Question

What is the wavelength of the radio waves transmitted by an FM station at 90 MHz? (Radio waves travel at \(3.0 \times 10^{8} \mathrm{m} / \mathrm{s} .\)

Short answer

Answer: The wavelength of the radio waves transmitted by an FM station at 90 MHz is 3.33 meters.

Step-by-step solution

Write down the wave speed formula

The wave speed formula is: speed = frequency × wavelength or v = f × λ Where v is the speed of the radio waves, f is the frequency of the radio waves, and λ is the wavelength of the radio waves.

Rearrange the formula to solve for wavelength

To find the wavelength, we need to rearrange the equation: λ = v / f

Convert the given frequency to Hz

The frequency is given in MHz, which is megahertz.
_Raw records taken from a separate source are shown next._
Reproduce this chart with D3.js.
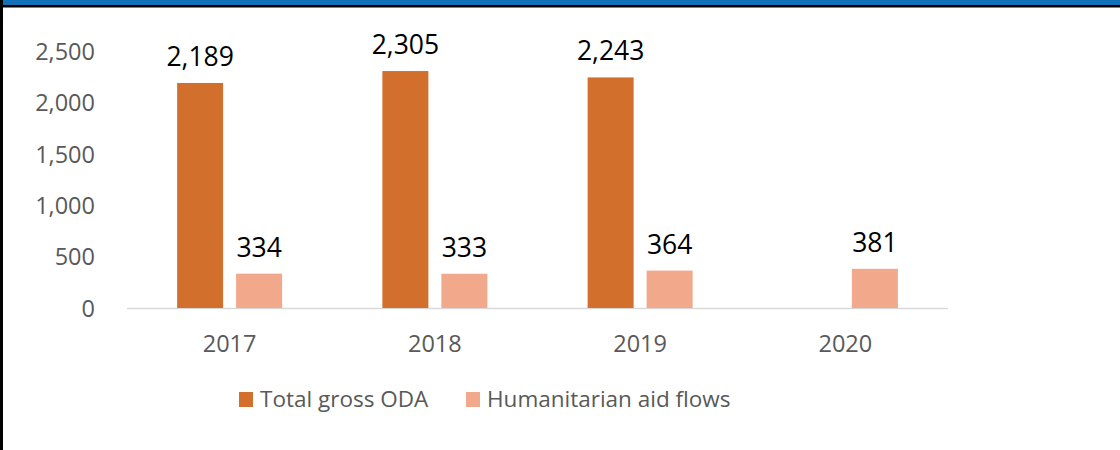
<!DOCTYPE html>
<html>
<head>
<meta charset="utf-8">
<script src="https://cdn.jsdelivr.net/npm/d3@7"></script>
<style>
  html, body { margin: 0; padding: 0; background: #fff; }
  svg { display: block; font-family: "Open Sans", sans-serif; }
</style>
</head>
<body>
<svg id="chart" width="1120" height="450"></svg>
<script>
// Chart data
const years = ["2017", "2018", "2019", "2020"];
const totalGrossODA = [2189, 2305, 2243, null];
const humanitarianAid = [334, 333, 364, 381];
const seriesNames = ["Total gross ODA", "Humanitarian aid flows"];
const seriesColors = ["#D36F2C", "#F2A88A"];
const yTicks = [0, 500, 1000, 1500, 2000, 2500];

const svg = d3.select("#chart");
const W = 1120, H = 450;

// Frame: blue band with black rule on top, black rule on the left
svg.append("rect").attr("x", 0).attr("y", 0).attr("width", W).attr("height", H).attr("fill", "#fff");
svg.append("rect").attr("x", 0).attr("y", 0).attr("width", W).attr("height", 5).attr("fill", "#1170B8");
svg.append("rect").attr("x", 0).attr("y", 5).attr("width", W).attr("height", 2.5).attr("fill", "#000");
svg.append("rect").attr("x", 0).attr("y", 0).attr("width", 3).attr("height", H).attr("fill", "#000");

const plot = { left: 127, right: 948, top: 51, bottom: 308 };

const x0 = d3.scaleBand().domain(years).range([plot.left, plot.right]).paddingInner(0).paddingOuter(0);
const groupW = 105;
const x1 = d3.scaleBand().domain(seriesNames).range([0, groupW]).paddingInner(13 / 59).paddingOuter(0);
const y = d3.scaleLinear().domain([0, 2500]).range([plot.bottom, plot.top]);

// Y axis labels (no axis line, no gridlines)
const yAxis = d3.axisLeft(y).tickValues(yTicks).tickSize(0).tickPadding(0).tickFormat(d3.format(","));
const gy = svg.append("g").attr("transform", `translate(95,0)`).call(yAxis);
gy.select(".domain").remove();
gy.selectAll("text").attr("fill", "#595959").attr("font-size", 23.5).attr("font-family", "Open Sans").attr("dy", "0.35em");

// Baseline
svg.append("line")
  .attr("x1", plot.left).attr("x2", plot.right)
  .attr("y1", y(0) + 0.5).attr("y2", y(0) + 0.5)
  .attr("stroke", "#D9D9D9").attr("stroke-width", 1.5);

// X axis labels
const xAxis = d3.axisBottom(x0).tickSize(0).tickPadding(0);
const gx = svg.append("g").attr("transform", `translate(0,${plot.bottom})`).call(xAxis);
gx.select(".domain").remove();
gx.selectAll("text").attr("fill", "#595959").attr("font-size", 23.5).attr("font-family", "Open Sans").attr("dy", "0").attr("y", 44);

// Bars
const rows = years.map((yr, i) => ({ year: yr, values: [totalGrossODA[i], humanitarianAid[i]] }));
const groups = svg.selectAll("g.grp").data(rows).join("g")
  .attr("class", "grp")
  .attr("transform", d => `translate(${x0(d.year) + (x0.bandwidth() - groupW) / 2},0)`);

groups.selectAll("rect").data(d => d.values.map((v, j) => ({ v, j })).filter(e => e.v != null)).join("rect")
  .attr("x", e => x1(seriesNames[e.j]))
  .attr("width", x1.bandwidth())
  .attr("y", e => y(e.v))
  .attr("height", e => y(0) - y(e.v))
  .attr("fill", e => seriesColors[e.j]);

groups.selectAll("text.lbl").data(d => d.values.map((v, j) => ({ v, j })).filter(e => e.v != null)).join("text")
  .attr("class", "lbl")
  .attr("x", e => x1(seriesNames[e.j]) + x1.bandwidth() / 2)
  .attr("y", e => y(e.v) - 17)
  .attr("text-anchor", "middle")
  .attr("font-size", 26.5)
  .attr("fill", "#000")
  .text(e => d3.format(",")(e.v));

// Legend
const legend = svg.append("g").attr("transform", "translate(239,392)");
const legendX = [0, 227];
seriesNames.forEach((name, i) => {
  const g = legend.append("g").attr("transform", `translate(${legendX[i]},0)`);
  g.append("rect").attr("width", 14).attr("height", 15).attr("fill", seriesColors[i]);
  g.append("text").attr("x", 21).attr("y", 15).attr("font-size", 22.5).attr("fill", "#595959").text(name);
});
</script>
</body>
</html>
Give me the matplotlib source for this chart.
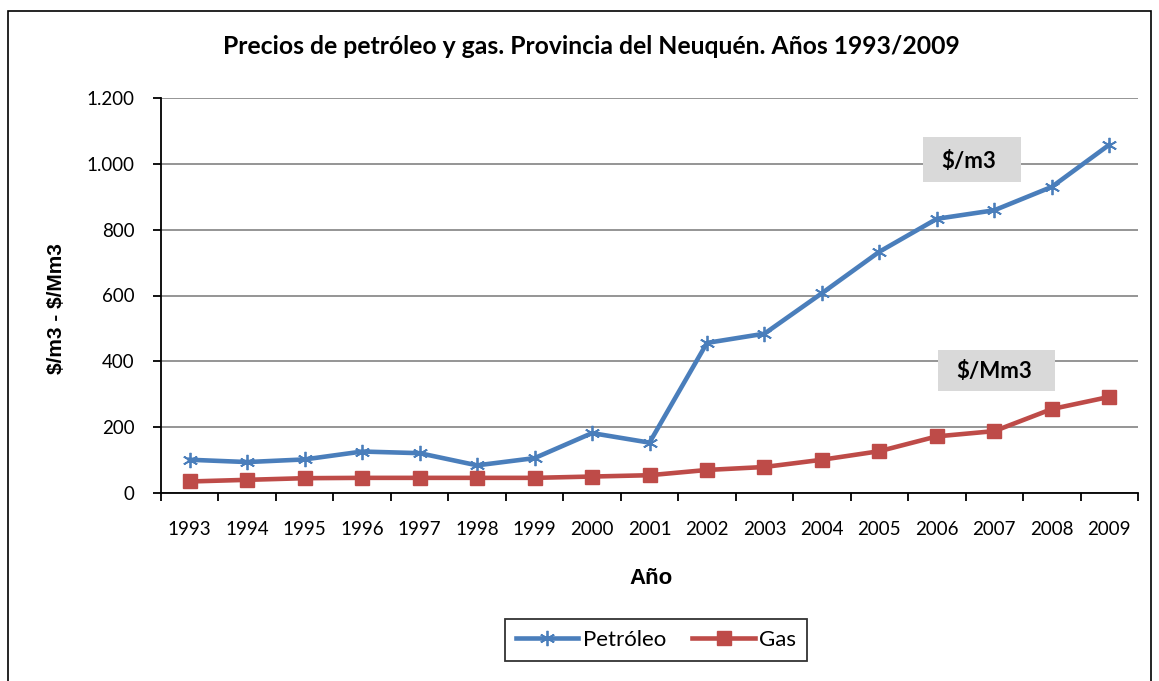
import matplotlib
matplotlib.use("Agg")
import matplotlib.pyplot as plt
from matplotlib.patches import Rectangle
from matplotlib.ticker import FuncFormatter, FixedLocator

years = [str(y) for y in range(1993, 2010)]
petroleo = [101, 94, 102, 126, 121, 84, 106, 182, 153, 456, 484, 607, 733, 833, 859, 930, 1058]
gas = [35, 40, 45, 46, 46, 46, 46, 50, 54, 70, 79, 101, 127, 172, 188, 255, 292]

plt.rcParams['font.family'] = ['Lato', 'DejaVu Sans']
plt.rcParams['text.parse_math'] = False

W, H = 1159, 681
fig = plt.figure(figsize=(W / 100, H / 100), dpi=100)
ax = fig.add_axes([161 / W, 1 - 493 / H, (1138 - 161) / W, (493 - 98) / H])


def fx(px):
    return px / W


def fy(py):
    return 1 - py / H


# outer chart border
fig.patches.append(Rectangle((fx(8), -0.05), fx(1151 - 8), 1.05 - 11 / H,
                             transform=fig.transFigure, fill=False,
                             edgecolor='black', linewidth=1.2))

x = list(range(len(years)))
ax.plot(x, petroleo, color='#4a7ebb', linewidth=3.3, marker=(6, 2, 0),
        markersize=11, markeredgewidth=1.3, markeredgecolor='#4a7ebb', label='Petróleo')
ax.plot(x, gas, color='#be4b48', linewidth=3.3, marker='s', markersize=9.5,
        markeredgecolor='#be4b48', label='Gas')

ax.set_xlim(-0.5, len(years) - 0.5)
ax.set_ylim(0, 1200)
ax.set_yticks(range(0, 1201, 200))
ax.yaxis.set_major_formatter(FuncFormatter(lambda v, p: f"{int(v):,}".replace(',', '.')))
ax.set_xticks(x)
ax.set_xticklabels(years)
ax.xaxis.set_minor_locator(FixedLocator([i - 0.5 for i in range(len(years) + 1)]))
ax.tick_params(axis='x', which='major', length=0, labelsize=13.5, pad=20)
ax.tick_params(axis='x', which='minor', length=6, width=1.3, direction='out')
ax.tick_params(axis='y', length=6, width=1.3, direction='out', labelsize=13.5, pad=13)

ax.grid(axis='y', color='#8c8c8c', linewidth=1.3)
ax.set_axisbelow(True)
for s in ['top', 'right']:
    ax.spines[s].set_visible(False)
for s in ['left', 'bottom']:
    ax.spines[s].set_linewidth(1.3)

fig.text(fx(591), fy(47),
         'Precios de petróleo y gas. Provincia del Neuquén. Años 1993/2009',
         ha='center', va='center', fontsize=17.8, fontweight='bold')
fig.text(fx(57), fy(309), '$/m3 - $/Mm3', rotation=90, ha='center', va='center',
         fontsize=15, fontweight='bold', family='Liberation Sans')
fig.text(fx(651), fy(579), 'Año', ha='center', va='center',
         fontsize=16, fontweight='bold', family='Liberation Sans')

# grey label boxes
fig.patches.append(Rectangle((fx(923), fy(182)), fx(98), 45 / H, transform=fig.transFigure,
                             facecolor='#d9d9d9', edgecolor='none', zorder=3))
fig.patches.append(Rectangle((fx(938), fy(391)), fx(117), 41 / H, transform=fig.transFigure,
                             facecolor='#d9d9d9', edgecolor='none', zorder=3))
fig.text(fx(969), fy(161), '$/m3', ha='center', va='center', fontsize=16,
         fontweight='bold', zorder=4)
fig.text(fx(994), fy(372), '$/Mm3', ha='center', va='center', fontsize=16,
         fontweight='bold', zorder=4)

leg = fig.legend(loc='center', bbox_to_anchor=(fx(656), fy(640)), ncol=2,
                 fontsize=16, frameon=True, fancybox=False, edgecolor='black',
                 handlelength=2.8, columnspacing=1.2, handletextpad=0.2,
                 borderpad=0.5, borderaxespad=0)
leg.get_frame().set_linewidth(1.3)

fig.savefig('out.png', dpi=100)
We need to convert it to hertz (Hz) for our calculations: 90 MHz = 90 × 10^6 Hz

Plug in given values and solve for wavelength

Now, we can plug in the values for the speed of radio waves (v = 3.0 × 10^8 m/s) and frequency (f = 90 × 10^6 Hz) into the rearranged equation: λ = (3.0 × 10^8 m/s) / (90 × 10^6 Hz)

Calculate the wavelength

Now, we can perform the calculation: λ = (3.0 × 10^8 m/s) / (90 × 10^6 Hz) = (3.0 / 90) × 10^2 m = 0.033 × 10^2 m = 3.33 m The wavelength of the radio waves transmitted by an FM station at 90 MHz is 3.33 meters.